Students explore trucking careers

Published 2:10 am Saturday, September 10, 2011

Straughn High School JAG students learned Friday that with a less than a month of training, they can make upward of $30,000 a year.

William Hawkins, CDL instructor for LBW Community College’s MacArthur Campus, spent Friday afternoon speaking to students about job potential in the over-the-road trucking industry.

Hawkins told students that an entry-level driver can make $30,000 a year, traveling some 2,000 miles a week and only working four days.

“You can make that kind of money with very little effort,” he said.

Truck drivers who drive 3,000 miles a week make nearly $50,000 a year, he said.

“But you’re on the road a lot,” he said. “It takes you away from your family. So truck driving is not for everyone.”

Students learned they were eligible to take the test for Class B CDLs at age 19 and can only drive in-state and operate vehicles such as straight trucks, dump trucks and buses if they have a passenger endorsement.
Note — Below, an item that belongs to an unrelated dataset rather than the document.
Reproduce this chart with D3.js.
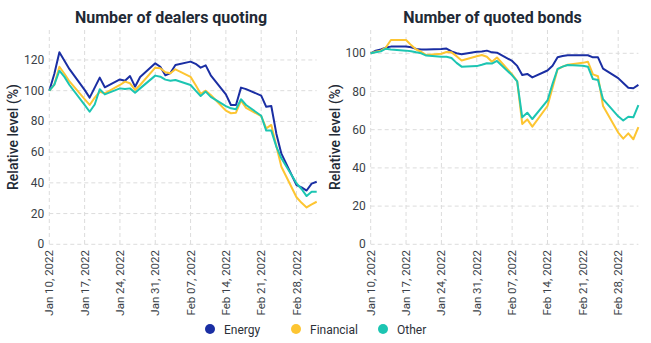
<!DOCTYPE html>
<html>
<head>
<meta charset="utf-8">
<script src="https://cdn.jsdelivr.net/npm/d3@7"></script>
<style>
  body { margin: 0; background: #fff; }
  svg { display: block; font-family: Roboto, "Noto Sans", sans-serif; }
</style>
</head>
<body>
<svg width="651" height="343"></svg>
<script>
// trading days, Jan 10 - Mar 4 2022
var dates = [
  "2022-01-10","2022-01-11","2022-01-12","2022-01-13","2022-01-14",
  "2022-01-17","2022-01-18","2022-01-19","2022-01-20","2022-01-21",
  "2022-01-24","2022-01-25","2022-01-26","2022-01-27","2022-01-28",
  "2022-01-31","2022-02-01","2022-02-02","2022-02-03","2022-02-04",
  "2022-02-07","2022-02-08","2022-02-09","2022-02-10","2022-02-11",
  "2022-02-14","2022-02-15","2022-02-16","2022-02-17","2022-02-18",
  "2022-02-21","2022-02-22","2022-02-23","2022-02-24","2022-02-25",
  "2022-02-28","2022-03-01","2022-03-02","2022-03-03","2022-03-04"
];

var tickDates = ["2022-01-10","2022-01-17","2022-01-24","2022-01-31",
                 "2022-02-07","2022-02-14","2022-02-21","2022-02-28"];

var seriesNames = ["Energy", "Financial", "Other"];
var seriesColors = ["#1a2ea3", "#fdc532", "#1cc5b2"];

// number of dealers quoting
var dealersEnergy = [100,111,125,119.5,114, 100.5,95.5,102,108.5,102.2,
  107.3,106.5,109.5,102.6,108.9, 117.8,115.6,110,111.5,116.7,
  118.9,117.5,115,116.5,110, 97.6,90.7,90.7,102,101,
  96.8,89.5,90,72,59, 38.5,37,35,39.5,40.7];
var dealersFinancial = [100,104,115.6,111,106, 94.5,90.7,95.5,99.3,98.3,
  103.7,105.9,104.8,100.5,103.7, 115,114.6,112,111.3,113.9,
  109,103.7,98,100,97.2, 87,85.3,85.7,93.5,88.8,
  83.4,75.5,77.7,64,50.5, 30.6,27,24,26,27.7];
var dealersOther = [100,104,113,109,103.7, 90.7,86.3,91,100.9,97.6,
  101.5,101.1,101.5,98.7,101.5, 109.8,109.1,107.2,106.5,107,
  103.7,100,96.5,99.4,96, 90,88.5,87.9,94.4,90.7,
  83.7,74,74,63.6,56, 39.7,36,31.4,34.2,34.2];

// number of quoted bonds
var bondsEnergy = [100,101.4,102,103,103.5, 103.5,103.2,102.3,102,102,
  102.3,102.5,101,100,99.5, 100.8,101,101.4,100.5,100.3,
  96,93.4,88.6,89.2,87.4, 91,93.5,97.9,98.6,99,
  99,99,97.9,97.9,92, 87,84.5,82,81.7,83.5];
var bondsFinancial = [100,100.8,101.4,103,107, 107,104.3,102,100.8,99.1,
  99.8,100.7,100.5,98.5,96.2, 98.5,99.1,98.2,95.6,97.8,
  89,85.5,63,65.4,61.6, 72.4,82,91.6,93,94,
  95,95.6,89,88,72.4, 58.5,55.3,58.1,55,61.3];
var bondsOther = [100,100.5,101,102.4,102, 101.4,101.1,100.5,100,98.8,
  98.2,98.2,97.5,95,93, 93.3,94,94.8,94.6,96,
  88.5,85.3,66.5,68.9,65.6, 75.3,84,91.8,93,93.9,
  93.5,93,86.5,86,76, 67,64.8,66.8,66.5,72.9];

var parse = d3.utcParse("%Y-%m-%d");
var fmt = d3.utcFormat("%b %d, %Y");

var svg = d3.select("svg");

function drawPanel(opt) {
  var x = d3.scaleUtc()
    .domain([parse(dates[0]), parse(dates[dates.length - 1])])
    .range([opt.left, opt.right]);
  var y = d3.scaleLinear().domain([0, opt.ymax]).range([244.3, 30]);

  var g = svg.append("g");

  // grid
  g.selectAll("line.hg").data(d3.range(0, opt.ymax, 20)).enter()
    .append("line")
    .attr("x1", opt.left).attr("x2", opt.right)
    .attr("y1", function(d) { return y(d); }).attr("y2", function(d) { return y(d); })
    .attr("stroke", "#dcdcdc").attr("stroke-dasharray", "4,3").attr("stroke-width", 1);
  g.selectAll("line.vg").data(tickDates).enter()
    .append("line")
    .attr("x1", function(d) { return x(parse(d)); }).attr("x2", function(d) { return x(parse(d)); })
    .attr("y1", 30).attr("y2", 244.3)
    .attr("stroke", "#dcdcdc").attr("stroke-dasharray", "4,3").attr("stroke-width", 1);

  // y tick labels
  g.selectAll("text.yt").data(d3.range(0, opt.ymax, 20)).enter()
    .append("text")
    .attr("x", opt.left - 5).attr("y", function(d) { return y(d) + 4; })
    .attr("text-anchor", "end").attr("font-size", 12).attr("fill", "#3a3f47")
    .text(function(d) { return d; });

  // x tick labels
  g.selectAll("text.xt").data(tickDates).enter()
    .append("text")
    .attr("transform", function(d) { return "translate(" + (x(parse(d)) + 4) + ",250) rotate(-90)"; })
    .attr("text-anchor", "end").attr("font-size", 11.5).attr("fill", "#3a3f47")
    .text(function(d) { return fmt(parse(d)); });

  // y title
  g.append("text")
    .attr("transform", "translate(" + (opt.left - 31) + ",137) rotate(-90)")
    .attr("text-anchor", "middle").attr("font-size", 14).attr("font-weight", 500)
    .attr("fill", "#1f2a36")
    .text("Relative level (%)");

  // title
  g.append("text")
    .attr("x", (opt.left + opt.right) / 2 - 12).attr("y", 23)
    .attr("text-anchor", "middle").attr("font-size", 16).attr("font-weight", 700)
    .attr("fill", "#1f2a36")
    .text(opt.title);

  var line = d3.line()
    .x(function(d, i) { return x(parse(dates[i])); })
    .y(function(d) { return y(d); });

  opt.series.forEach(function(s, k) {
    g.append("path")
      .attr("d", line(s))
      .attr("fill", "none")
      .attr("stroke", seriesColors[k])
      .attr("stroke-width", 2)
      .attr("stroke-linejoin", "round");
  });
}

drawPanel({ left: 49.3, right: 316.7, ymax: 139.5, title: "Number of dealers quoting",
  series: [dealersEnergy, dealersFinancial, dealersOther] });
drawPanel({ left: 370.7, right: 638.4, ymax: 112.2, title: "Number of quoted bonds",
  series: [bondsEnergy, bondsFinancial, bondsOther] });

// legend
var legX = [210, 296, 383];
var leg = svg.append("g");
seriesNames.forEach(function(n, i) {
  leg.append("circle").attr("cx", legX[i]).attr("cy", 329).attr("r", 5).attr("fill", seriesColors[i]);
  leg.append("text").attr("x", legX[i] + 14).attr("y", 333.5)
    .attr("font-size", 12).attr("fill", "#2b3038").text(n);
});
</script>
</body>
</html>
Class A CDLs are available for those 21 and older, which allows them to drive tractor trailers state-to-state.

Hawkins told students there is current legislation that would cut the number of hours a driver is allowed to drive from 11 to 10, but could also allow drivers to receive a CDL at 18 that would make them eligible to drive in neighboring states only.

Hawkins said the MacArthur Campus program accepts about five students every six weeks for the 24-day program in which students drive 10 hours per day.

Hawkins said more and more women are joining the trucking industry.

“We even get a few women,” he said. “And honestly, the women are better drivers. Women take less chances than guys.”

“Companies are looking for husband and wife teams,” he said.

“It cures a lot of problems, and the company can keep the truck rolling.”

In fact, JAG student Jessica Armendariz said she plans to earn her CDL, saying several of her family members have CDLs and driver tractor trailers.

Additionally, drivers are required to have a state department of transportation physical every two years and be able to speak and read the English language, he said.

Hawkins suggested that anyone interested in joining the transportation business take a few business courses.

“The base of the business is going to operators,” he said. “They contract with a company to carry loads from say, Opp to Montgomery for ‘x’ amount of money. We are seeing more independent owner-operators because you can make more money that way.”

Hawkins said one must have a good understanding of the business world in order to be successful; however, of the half-million trucking companies in the country, the bulk of them are “ma and pa” companies.

SHS Jobs for Alabama’s Graduates teacher Whitney Geohagan said that she uses sessions like Hawkins’ to teach students about career opportunities.

“JAG stresses the importance of career readiness through guest speakers, resume workshops, job shadowing and mock interviews,” she said. “I have a wonderful group of students that are interested in their futures.”